_WHAT YOU HAVE TO DO:_
Give back each entry unchanged, minus pictures.

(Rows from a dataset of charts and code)

- - -

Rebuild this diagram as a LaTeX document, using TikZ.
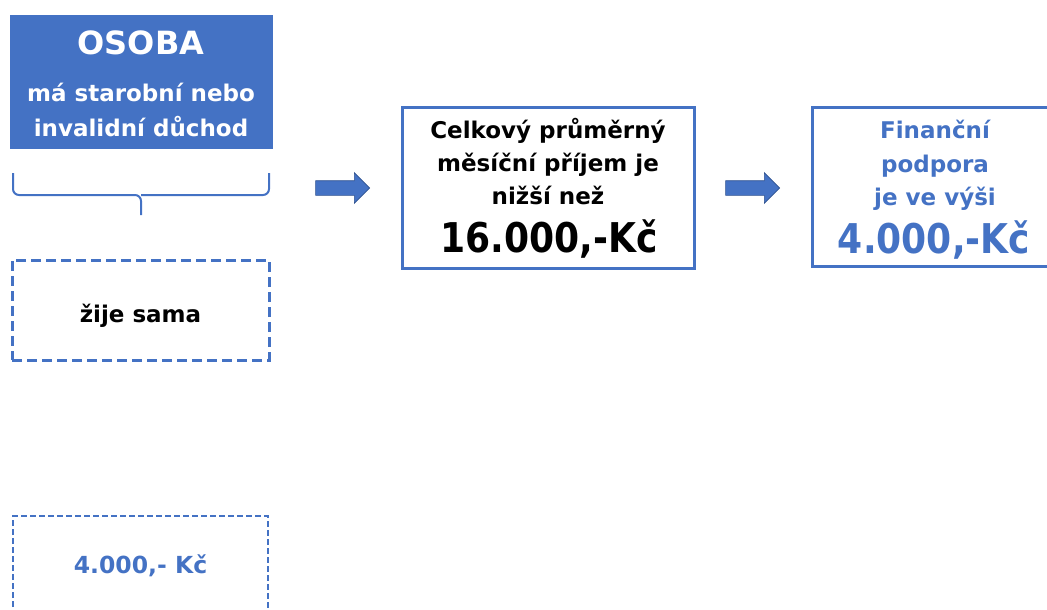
\documentclass[tikz,border=0pt]{standalone}
\usepackage{fontspec}
\setmainfont{DejaVu Sans}
\newfontfamily\narrowfont[FakeStretch=0.88]{DejaVu Sans}
\usetikzlibrary{shapes.arrows}
\definecolor{mblue}{HTML}{4472C4}
\definecolor{dblue}{HTML}{2F528F}
\tikzset{
  x=1pt,y=1pt,
  every node/.style={inner sep=0pt,outer sep=0pt,font=\bfseries},
  txt/.style={anchor=base,font=\bfseries\fontsize{23}{28}\selectfont},
  bigtxt/.style={anchor=base,font=\narrowfont\bfseries\fontsize{41}{44}\selectfont},
  bluebox/.style={fill=mblue,draw=mblue},
  framebox/.style={draw=mblue,line width=3pt},
  dashbox/.style={draw=mblue,line width=3pt,dash pattern=on 10pt off 5pt},
  thindash/.style={draw=mblue,line width=1.6pt,dash pattern=on 6pt off 3pt},
  blockarrow/.style={single arrow,fill=mblue,draw=dblue,line width=0.6pt,single arrow head extend=8pt,single arrow tip angle=90,minimum height=54pt,inner xsep=0pt,inner ysep=7pt},
  bracestyle/.style={draw=mblue,line width=2pt,rounded corners=6pt},
}
\begin{document}
\begin{tikzpicture}
\useasboundingbox (0,0) rectangle (1047,-610);
% OSOBA box
\node[bluebox,minimum width=262pt,minimum height=133pt] (osoba) at (141,-81.5) {};
\node[anchor=base,text=white,font=\bfseries\fontsize{32}{38}\selectfont] (osobat) at (141,-55) {OSOBA};
\node[txt,text=white] (osobad1) at (141,-102) {má starobní nebo};
\node[txt,text=white] (osobad2) at (141,-136) {invalidní důchod};
% brace
\coordinate (bl) at (13,-173);
\coordinate (br) at (269,-173);
\coordinate (bm) at (141,-195);
\coordinate (bt) at (141,-215);
\draw[bracestyle] (bl) |- (bm) -- (bt);
\draw[bracestyle] (br) |- (bm);
% zije sama
\node[dashbox,minimum width=257pt,minimum height=100pt] (zije) at (140.5,-310) {};
\node[txt] (zijet) at (140.5,-322) {žije sama};
% bottom dashed box
\coordinate (d1) at (13,-625);
\coordinate (d2) at (13,-516);
\coordinate (d3) at (268,-516);
\coordinate (d4) at (268,-625);
\draw[thindash] (d1) -- (d2) -- (d3) -- (d4);
\node[txt,text=mblue,font=\bfseries\fontsize{23.5}{28}\selectfont] (amt) at (140.5,-573) {4.000,- Kč};
% box 2
\node[framebox,minimum width=292pt,minimum height=161pt] (prijem) at (548,-187.5) {};
\node[txt] (pr1) at (548,-138) {Celkový průměrný};
\node[txt] (pr2) at (548,-171) {měsíční příjem je};
\node[txt] (pr3) at (548,-204) {nižší než};
\node[bigtxt] (pr4) at (549,-252) {16.000,-Kč};
% box 3
\coordinate (p1) at (1050,-107);
\coordinate (p2) at (812,-107);
\coordinate (p3) at (812,-266);
\coordinate (p4) at (1050,-266);
\draw[draw=mblue,line width=3pt] (p1) -- (p2) -- (p3) -- (p4);
\node[txt,text=mblue] (po1) at (935,-138) {Finanční};
\node[txt,text=mblue] (po2) at (935,-172) {podpora};
\node[txt,text=mblue] (po3) at (935,-205) {je ve výši};
\node[bigtxt,text=mblue] (po4) at (934,-253) {4.000,-Kč};
% arrows
\node[blockarrow] (a1) at (339,-188) {};
\node[blockarrow] (a2) at (749,-188) {};
\end{tikzpicture}
\end{document}
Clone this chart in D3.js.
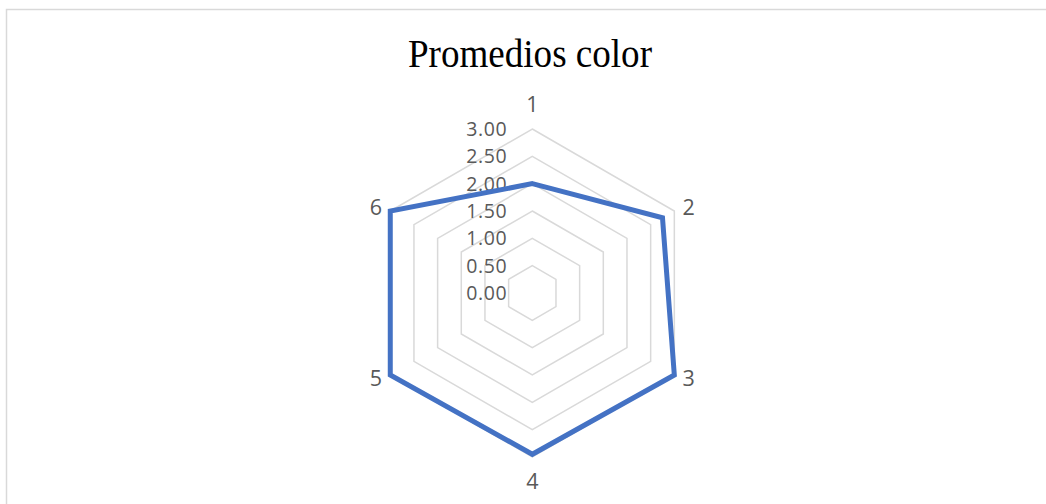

- - -

_RESULT:_
Rebuild this diagram as a LaTeX document, using TikZ.
\documentclass[tikz,border=0pt]{standalone}
\usepackage{fontspec}
\setmainfont{DejaVu Sans}
\newfontfamily\narrowfont[FakeStretch=0.88]{DejaVu Sans}
\usetikzlibrary{shapes.arrows}
\definecolor{mblue}{HTML}{4472C4}
\definecolor{dblue}{HTML}{2F528F}
\tikzset{
  x=1pt,y=1pt,
  every node/.style={inner sep=0pt,outer sep=0pt,font=\bfseries},
  txt/.style={anchor=base,font=\bfseries\fontsize{23}{28}\selectfont},
  bigtxt/.style={anchor=base,font=\narrowfont\bfseries\fontsize{41}{44}\selectfont},
  bluebox/.style={fill=mblue,draw=mblue},
  framebox/.style={draw=mblue,line width=3pt},
  dashbox/.style={draw=mblue,line width=3pt,dash pattern=on 10pt off 5pt},
  thindash/.style={draw=mblue,line width=1.6pt,dash pattern=on 6pt off 3pt},
  blockarrow/.style={single arrow,fill=mblue,draw=dblue,line width=0.6pt,single arrow head extend=8pt,single arrow tip angle=90,minimum height=54pt,inner xsep=0pt,inner ysep=7pt},
  bracestyle/.style={draw=mblue,line width=2pt,rounded corners=6pt},
}
\begin{document}
\begin{tikzpicture}
\useasboundingbox (0,0) rectangle (1047,-610);
% OSOBA box
\node[bluebox,minimum width=262pt,minimum height=133pt] (osoba) at (141,-81.5) {};
\node[anchor=base,text=white,font=\bfseries\fontsize{32}{38}\selectfont] (osobat) at (141,-55) {OSOBA};
\node[txt,text=white] (osobad1) at (141,-102) {má starobní nebo};
\node[txt,text=white] (osobad2) at (141,-136) {invalidní důchod};
% brace
\coordinate (bl) at (13,-173);
\coordinate (br) at (269,-173);
\coordinate (bm) at (141,-195);
\coordinate (bt) at (141,-215);
\draw[bracestyle] (bl) |- (bm) -- (bt);
\draw[bracestyle] (br) |- (bm);
% zije sama
\node[dashbox,minimum width=257pt,minimum height=100pt] (zije) at (140.5,-310) {};
\node[txt] (zijet) at (140.5,-322) {žije sama};
% bottom dashed box
\coordinate (d1) at (13,-625);
\coordinate (d2) at (13,-516);
\coordinate (d3) at (268,-516);
\coordinate (d4) at (268,-625);
\draw[thindash] (d1) -- (d2) -- (d3) -- (d4);
\node[txt,text=mblue,font=\bfseries\fontsize{23.5}{28}\selectfont] (amt) at (140.5,-573) {4.000,- Kč};
% box 2
\node[framebox,minimum width=292pt,minimum height=161pt] (prijem) at (548,-187.5) {};
\node[txt] (pr1) at (548,-138) {Celkový průměrný};
\node[txt] (pr2) at (548,-171) {měsíční příjem je};
\node[txt] (pr3) at (548,-204) {nižší než};
\node[bigtxt] (pr4) at (549,-252) {16.000,-Kč};
% box 3
\coordinate (p1) at (1050,-107);
\coordinate (p2) at (812,-107);
\coordinate (p3) at (812,-266);
\coordinate (p4) at (1050,-266);
\draw[draw=mblue,line width=3pt] (p1) -- (p2) -- (p3) -- (p4);
\node[txt,text=mblue] (po1) at (935,-138) {Finanční};
\node[txt,text=mblue] (po2) at (935,-172) {podpora};
\node[txt,text=mblue] (po3) at (935,-205) {je ve výši};
\node[bigtxt,text=mblue] (po4) at (934,-253) {4.000,-Kč};
% arrows
\node[blockarrow] (a1) at (339,-188) {};
\node[blockarrow] (a2) at (749,-188) {};
\end{tikzpicture}
\end{document}
Clone this chart in D3.js.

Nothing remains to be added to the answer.